Records with drawing code
* start *

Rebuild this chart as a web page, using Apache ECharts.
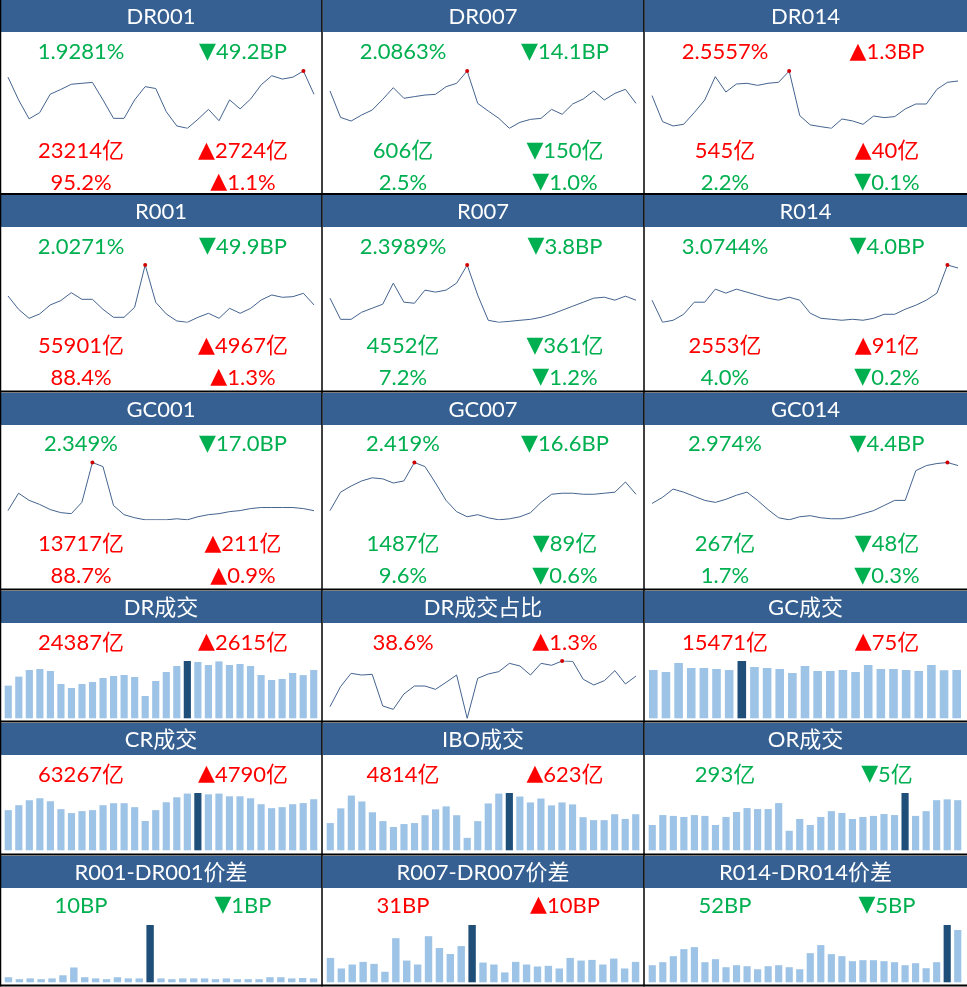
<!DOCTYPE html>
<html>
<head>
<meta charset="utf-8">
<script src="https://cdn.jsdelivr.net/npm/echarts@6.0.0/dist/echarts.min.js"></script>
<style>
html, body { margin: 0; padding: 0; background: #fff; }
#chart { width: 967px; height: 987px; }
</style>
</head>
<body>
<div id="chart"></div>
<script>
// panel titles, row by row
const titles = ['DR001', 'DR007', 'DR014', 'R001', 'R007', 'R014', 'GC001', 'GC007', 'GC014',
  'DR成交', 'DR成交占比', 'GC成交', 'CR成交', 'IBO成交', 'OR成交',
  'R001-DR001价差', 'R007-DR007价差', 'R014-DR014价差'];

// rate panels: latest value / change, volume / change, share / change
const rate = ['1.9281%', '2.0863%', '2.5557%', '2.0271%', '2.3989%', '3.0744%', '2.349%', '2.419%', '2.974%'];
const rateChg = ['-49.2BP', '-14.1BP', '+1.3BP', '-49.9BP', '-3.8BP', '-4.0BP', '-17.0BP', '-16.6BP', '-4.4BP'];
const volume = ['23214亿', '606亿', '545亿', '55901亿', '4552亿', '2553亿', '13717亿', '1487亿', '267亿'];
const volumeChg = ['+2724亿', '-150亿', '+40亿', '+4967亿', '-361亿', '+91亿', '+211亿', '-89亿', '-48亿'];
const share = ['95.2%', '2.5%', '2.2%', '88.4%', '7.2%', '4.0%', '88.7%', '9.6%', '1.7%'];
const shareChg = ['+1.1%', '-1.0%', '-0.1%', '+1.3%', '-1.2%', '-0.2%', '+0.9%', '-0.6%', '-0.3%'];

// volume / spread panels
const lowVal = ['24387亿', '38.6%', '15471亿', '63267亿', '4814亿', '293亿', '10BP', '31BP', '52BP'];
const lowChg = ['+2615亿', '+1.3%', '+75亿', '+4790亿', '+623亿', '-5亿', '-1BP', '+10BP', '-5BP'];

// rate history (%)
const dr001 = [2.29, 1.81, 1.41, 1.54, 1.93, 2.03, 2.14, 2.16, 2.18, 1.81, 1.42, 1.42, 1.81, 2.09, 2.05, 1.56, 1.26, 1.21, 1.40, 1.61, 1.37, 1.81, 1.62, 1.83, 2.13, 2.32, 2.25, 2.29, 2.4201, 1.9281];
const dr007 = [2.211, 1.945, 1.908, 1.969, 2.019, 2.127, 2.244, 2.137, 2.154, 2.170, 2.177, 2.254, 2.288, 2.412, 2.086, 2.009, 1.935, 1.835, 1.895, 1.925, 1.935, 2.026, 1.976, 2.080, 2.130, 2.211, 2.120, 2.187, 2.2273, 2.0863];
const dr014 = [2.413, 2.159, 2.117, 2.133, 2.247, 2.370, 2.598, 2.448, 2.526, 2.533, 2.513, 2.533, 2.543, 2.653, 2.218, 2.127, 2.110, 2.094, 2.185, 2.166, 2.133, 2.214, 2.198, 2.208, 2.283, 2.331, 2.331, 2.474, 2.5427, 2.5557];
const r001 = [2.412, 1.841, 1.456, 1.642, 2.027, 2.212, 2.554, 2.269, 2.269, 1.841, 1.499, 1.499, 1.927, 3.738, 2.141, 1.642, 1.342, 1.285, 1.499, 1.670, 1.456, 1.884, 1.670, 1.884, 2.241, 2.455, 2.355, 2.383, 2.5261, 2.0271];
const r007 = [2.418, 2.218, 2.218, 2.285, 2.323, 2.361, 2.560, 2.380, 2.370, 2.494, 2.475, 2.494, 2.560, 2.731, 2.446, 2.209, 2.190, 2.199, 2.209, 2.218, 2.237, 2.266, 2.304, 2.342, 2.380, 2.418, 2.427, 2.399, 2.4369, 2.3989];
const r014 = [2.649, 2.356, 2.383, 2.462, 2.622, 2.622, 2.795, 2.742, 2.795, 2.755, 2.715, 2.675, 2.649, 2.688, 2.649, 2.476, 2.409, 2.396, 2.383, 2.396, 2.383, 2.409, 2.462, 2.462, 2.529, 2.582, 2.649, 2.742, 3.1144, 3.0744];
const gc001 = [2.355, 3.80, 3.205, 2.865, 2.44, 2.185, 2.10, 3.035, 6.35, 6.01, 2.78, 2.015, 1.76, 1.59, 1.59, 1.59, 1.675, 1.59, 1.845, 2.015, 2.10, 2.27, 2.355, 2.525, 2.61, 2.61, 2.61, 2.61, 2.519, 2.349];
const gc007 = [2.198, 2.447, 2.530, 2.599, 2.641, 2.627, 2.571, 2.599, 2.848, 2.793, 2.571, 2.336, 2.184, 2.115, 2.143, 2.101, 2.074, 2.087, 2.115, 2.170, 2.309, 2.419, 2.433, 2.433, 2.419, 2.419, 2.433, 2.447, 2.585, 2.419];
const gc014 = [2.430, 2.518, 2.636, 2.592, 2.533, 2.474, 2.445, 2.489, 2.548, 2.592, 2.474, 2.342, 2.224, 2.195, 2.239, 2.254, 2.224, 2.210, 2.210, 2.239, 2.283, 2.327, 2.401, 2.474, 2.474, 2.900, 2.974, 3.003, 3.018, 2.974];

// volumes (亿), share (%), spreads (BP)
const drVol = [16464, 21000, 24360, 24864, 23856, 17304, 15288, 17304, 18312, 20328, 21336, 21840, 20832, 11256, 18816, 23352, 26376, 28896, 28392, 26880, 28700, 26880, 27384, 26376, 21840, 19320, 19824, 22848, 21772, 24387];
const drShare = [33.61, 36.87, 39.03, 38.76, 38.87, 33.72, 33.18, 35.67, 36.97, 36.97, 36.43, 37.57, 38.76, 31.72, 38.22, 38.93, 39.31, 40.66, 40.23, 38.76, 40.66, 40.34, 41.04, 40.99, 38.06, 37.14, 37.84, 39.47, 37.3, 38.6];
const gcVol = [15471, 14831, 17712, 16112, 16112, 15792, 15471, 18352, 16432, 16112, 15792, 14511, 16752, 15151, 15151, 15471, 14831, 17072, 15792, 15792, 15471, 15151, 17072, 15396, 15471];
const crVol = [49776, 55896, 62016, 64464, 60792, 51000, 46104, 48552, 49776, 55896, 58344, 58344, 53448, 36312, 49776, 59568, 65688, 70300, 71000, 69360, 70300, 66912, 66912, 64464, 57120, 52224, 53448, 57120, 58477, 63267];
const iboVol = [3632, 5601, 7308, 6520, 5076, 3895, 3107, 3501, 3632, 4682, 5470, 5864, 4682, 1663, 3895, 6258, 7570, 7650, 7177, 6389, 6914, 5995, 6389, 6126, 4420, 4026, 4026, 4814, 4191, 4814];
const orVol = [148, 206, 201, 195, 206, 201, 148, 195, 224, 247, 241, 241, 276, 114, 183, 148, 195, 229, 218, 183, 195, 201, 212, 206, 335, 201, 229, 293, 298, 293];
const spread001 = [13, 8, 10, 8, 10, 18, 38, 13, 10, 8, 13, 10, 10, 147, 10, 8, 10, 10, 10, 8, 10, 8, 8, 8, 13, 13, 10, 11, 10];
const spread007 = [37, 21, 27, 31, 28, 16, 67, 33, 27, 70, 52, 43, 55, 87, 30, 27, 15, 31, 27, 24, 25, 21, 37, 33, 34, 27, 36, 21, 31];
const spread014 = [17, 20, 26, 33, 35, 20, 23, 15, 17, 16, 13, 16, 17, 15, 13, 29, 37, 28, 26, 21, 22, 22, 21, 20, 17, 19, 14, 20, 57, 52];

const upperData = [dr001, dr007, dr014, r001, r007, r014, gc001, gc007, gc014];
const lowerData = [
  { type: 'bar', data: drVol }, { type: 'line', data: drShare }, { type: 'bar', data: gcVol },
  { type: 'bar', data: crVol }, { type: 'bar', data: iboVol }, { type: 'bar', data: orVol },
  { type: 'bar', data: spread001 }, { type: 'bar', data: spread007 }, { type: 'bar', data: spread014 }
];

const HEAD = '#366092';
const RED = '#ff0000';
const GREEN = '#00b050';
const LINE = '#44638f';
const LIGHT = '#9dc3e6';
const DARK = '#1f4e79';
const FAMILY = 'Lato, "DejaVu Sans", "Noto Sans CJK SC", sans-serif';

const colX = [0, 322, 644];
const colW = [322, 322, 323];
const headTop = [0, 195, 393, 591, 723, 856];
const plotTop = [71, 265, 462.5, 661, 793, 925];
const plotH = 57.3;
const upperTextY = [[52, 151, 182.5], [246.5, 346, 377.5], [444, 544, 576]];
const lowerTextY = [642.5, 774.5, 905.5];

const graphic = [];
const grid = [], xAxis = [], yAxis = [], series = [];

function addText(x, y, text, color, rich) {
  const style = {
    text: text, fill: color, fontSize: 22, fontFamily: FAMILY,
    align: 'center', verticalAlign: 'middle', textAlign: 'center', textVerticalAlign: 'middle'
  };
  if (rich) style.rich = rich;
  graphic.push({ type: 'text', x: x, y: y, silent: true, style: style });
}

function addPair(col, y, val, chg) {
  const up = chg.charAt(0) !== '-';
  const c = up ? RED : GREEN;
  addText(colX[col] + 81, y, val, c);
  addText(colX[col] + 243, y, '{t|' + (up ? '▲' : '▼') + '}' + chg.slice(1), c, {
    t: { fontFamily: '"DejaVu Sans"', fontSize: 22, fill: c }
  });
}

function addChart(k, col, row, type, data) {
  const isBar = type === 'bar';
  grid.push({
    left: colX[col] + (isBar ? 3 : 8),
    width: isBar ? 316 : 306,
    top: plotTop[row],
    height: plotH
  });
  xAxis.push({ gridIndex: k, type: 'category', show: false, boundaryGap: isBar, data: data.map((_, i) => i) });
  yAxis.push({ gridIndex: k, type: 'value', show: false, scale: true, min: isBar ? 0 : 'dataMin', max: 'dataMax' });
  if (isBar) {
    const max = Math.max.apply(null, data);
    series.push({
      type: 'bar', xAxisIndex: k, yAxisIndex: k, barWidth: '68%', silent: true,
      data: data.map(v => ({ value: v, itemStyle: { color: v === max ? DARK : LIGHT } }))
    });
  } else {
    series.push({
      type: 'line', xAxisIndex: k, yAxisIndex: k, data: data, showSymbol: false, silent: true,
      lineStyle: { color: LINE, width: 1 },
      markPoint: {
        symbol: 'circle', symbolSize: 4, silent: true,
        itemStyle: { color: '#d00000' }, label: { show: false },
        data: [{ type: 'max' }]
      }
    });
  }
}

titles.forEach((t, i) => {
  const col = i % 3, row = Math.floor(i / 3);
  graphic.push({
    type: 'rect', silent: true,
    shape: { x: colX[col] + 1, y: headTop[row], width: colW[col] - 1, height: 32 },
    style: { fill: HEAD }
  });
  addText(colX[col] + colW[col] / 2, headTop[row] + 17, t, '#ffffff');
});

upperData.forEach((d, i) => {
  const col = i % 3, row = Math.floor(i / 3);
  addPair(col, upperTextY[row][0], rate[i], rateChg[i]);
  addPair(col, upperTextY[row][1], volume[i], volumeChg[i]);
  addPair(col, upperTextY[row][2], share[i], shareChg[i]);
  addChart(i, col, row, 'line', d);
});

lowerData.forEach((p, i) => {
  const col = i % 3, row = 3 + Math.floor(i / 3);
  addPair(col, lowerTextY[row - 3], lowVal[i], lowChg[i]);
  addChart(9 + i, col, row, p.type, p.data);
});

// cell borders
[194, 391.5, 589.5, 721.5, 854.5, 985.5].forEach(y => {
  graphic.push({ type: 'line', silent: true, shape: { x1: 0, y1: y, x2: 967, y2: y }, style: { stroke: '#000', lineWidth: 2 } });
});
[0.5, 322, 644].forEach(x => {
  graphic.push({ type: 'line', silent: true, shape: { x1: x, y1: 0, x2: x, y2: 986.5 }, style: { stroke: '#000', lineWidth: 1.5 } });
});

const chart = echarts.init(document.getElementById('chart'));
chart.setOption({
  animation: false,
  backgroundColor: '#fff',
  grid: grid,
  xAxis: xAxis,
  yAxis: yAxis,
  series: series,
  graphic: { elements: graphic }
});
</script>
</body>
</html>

* end *
* start *

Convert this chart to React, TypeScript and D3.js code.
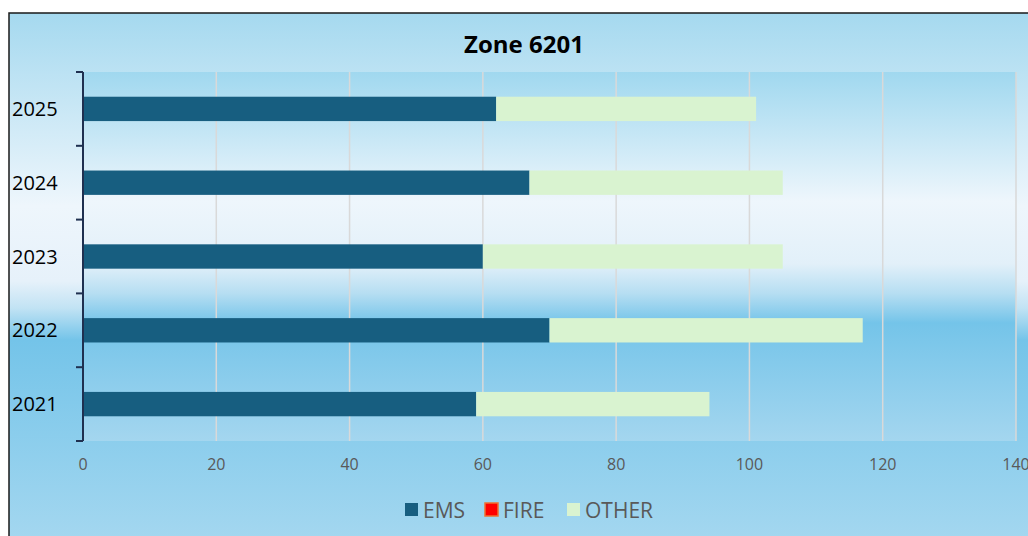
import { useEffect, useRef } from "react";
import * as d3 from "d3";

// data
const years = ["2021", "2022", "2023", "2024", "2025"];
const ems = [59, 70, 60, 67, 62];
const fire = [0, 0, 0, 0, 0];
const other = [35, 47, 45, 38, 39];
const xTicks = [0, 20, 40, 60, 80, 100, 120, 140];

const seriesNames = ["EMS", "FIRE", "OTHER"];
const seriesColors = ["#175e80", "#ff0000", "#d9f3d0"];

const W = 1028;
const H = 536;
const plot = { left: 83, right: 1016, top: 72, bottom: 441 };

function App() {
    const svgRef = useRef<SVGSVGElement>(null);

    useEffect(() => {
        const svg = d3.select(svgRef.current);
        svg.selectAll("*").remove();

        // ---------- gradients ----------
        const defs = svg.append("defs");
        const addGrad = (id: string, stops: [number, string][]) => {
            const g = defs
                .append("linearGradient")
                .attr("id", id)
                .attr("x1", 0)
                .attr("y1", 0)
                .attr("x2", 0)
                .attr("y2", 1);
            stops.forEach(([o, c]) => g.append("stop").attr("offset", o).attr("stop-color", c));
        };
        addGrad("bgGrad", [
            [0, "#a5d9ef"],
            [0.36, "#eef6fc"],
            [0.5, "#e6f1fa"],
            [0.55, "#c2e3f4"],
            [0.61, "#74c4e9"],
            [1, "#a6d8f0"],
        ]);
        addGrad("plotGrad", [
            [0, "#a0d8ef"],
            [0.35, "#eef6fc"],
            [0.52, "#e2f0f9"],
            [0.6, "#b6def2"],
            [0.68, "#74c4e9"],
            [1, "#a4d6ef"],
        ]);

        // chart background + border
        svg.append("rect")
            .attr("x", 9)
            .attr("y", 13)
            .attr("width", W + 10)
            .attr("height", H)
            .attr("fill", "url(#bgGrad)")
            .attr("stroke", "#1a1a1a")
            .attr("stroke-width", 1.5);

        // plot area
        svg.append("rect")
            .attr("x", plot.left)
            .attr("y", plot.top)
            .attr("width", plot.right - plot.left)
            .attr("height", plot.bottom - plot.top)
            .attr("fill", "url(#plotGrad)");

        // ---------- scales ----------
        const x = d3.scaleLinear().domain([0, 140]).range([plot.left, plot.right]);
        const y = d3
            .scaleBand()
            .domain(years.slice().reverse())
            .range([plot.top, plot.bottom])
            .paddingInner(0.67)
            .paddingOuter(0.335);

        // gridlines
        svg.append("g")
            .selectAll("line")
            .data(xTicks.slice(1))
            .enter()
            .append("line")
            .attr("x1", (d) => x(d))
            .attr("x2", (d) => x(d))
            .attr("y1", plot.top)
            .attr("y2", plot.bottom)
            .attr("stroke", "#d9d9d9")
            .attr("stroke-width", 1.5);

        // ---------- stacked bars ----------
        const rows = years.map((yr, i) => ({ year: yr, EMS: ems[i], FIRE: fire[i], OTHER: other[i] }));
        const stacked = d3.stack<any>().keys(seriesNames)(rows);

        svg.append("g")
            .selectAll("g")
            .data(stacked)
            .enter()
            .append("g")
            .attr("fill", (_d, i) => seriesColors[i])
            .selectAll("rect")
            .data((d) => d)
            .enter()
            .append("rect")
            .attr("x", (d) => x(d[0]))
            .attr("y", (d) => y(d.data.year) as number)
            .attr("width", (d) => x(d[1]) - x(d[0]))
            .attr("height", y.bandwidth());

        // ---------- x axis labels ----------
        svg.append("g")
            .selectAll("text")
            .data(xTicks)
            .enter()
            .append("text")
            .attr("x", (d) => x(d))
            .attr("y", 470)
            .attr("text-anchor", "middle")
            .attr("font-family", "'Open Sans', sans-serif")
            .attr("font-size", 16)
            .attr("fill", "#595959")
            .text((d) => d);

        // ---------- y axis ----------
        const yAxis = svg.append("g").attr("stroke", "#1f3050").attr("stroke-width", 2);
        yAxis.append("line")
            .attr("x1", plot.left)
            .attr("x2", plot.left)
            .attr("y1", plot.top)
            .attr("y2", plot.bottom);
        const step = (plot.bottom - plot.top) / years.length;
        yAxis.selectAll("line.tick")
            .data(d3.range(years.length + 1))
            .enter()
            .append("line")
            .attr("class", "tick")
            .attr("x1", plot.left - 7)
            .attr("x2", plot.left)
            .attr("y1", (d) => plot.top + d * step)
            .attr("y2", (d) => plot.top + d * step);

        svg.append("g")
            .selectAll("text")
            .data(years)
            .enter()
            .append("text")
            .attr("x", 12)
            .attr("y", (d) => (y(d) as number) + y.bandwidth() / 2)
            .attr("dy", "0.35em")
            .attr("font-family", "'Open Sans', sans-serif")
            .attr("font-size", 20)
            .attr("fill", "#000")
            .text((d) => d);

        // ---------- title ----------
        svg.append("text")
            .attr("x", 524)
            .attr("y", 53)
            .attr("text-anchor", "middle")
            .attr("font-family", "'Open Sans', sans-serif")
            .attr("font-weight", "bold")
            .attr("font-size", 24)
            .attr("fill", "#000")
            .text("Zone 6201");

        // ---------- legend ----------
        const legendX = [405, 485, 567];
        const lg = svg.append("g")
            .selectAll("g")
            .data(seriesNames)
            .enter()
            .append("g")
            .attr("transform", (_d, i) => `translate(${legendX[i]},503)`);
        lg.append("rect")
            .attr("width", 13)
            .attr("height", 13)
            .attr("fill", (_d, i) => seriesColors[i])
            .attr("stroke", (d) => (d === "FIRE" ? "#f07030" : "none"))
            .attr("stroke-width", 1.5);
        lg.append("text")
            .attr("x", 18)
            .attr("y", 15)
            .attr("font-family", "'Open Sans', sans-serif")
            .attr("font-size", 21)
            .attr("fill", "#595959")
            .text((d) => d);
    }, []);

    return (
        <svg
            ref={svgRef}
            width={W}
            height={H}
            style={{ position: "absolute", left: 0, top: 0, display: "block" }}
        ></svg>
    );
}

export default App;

* end *

# YOUR TASK
The lines you need run from the one containing "Convert this chart" down to the one containing "import * as"; print them exactly, both ends included, and leave out pictures.

# RESPONSE
Convert this chart to React, TypeScript and D3.js code.
import { useEffect, useRef } from "react";
import * as d3 from "d3";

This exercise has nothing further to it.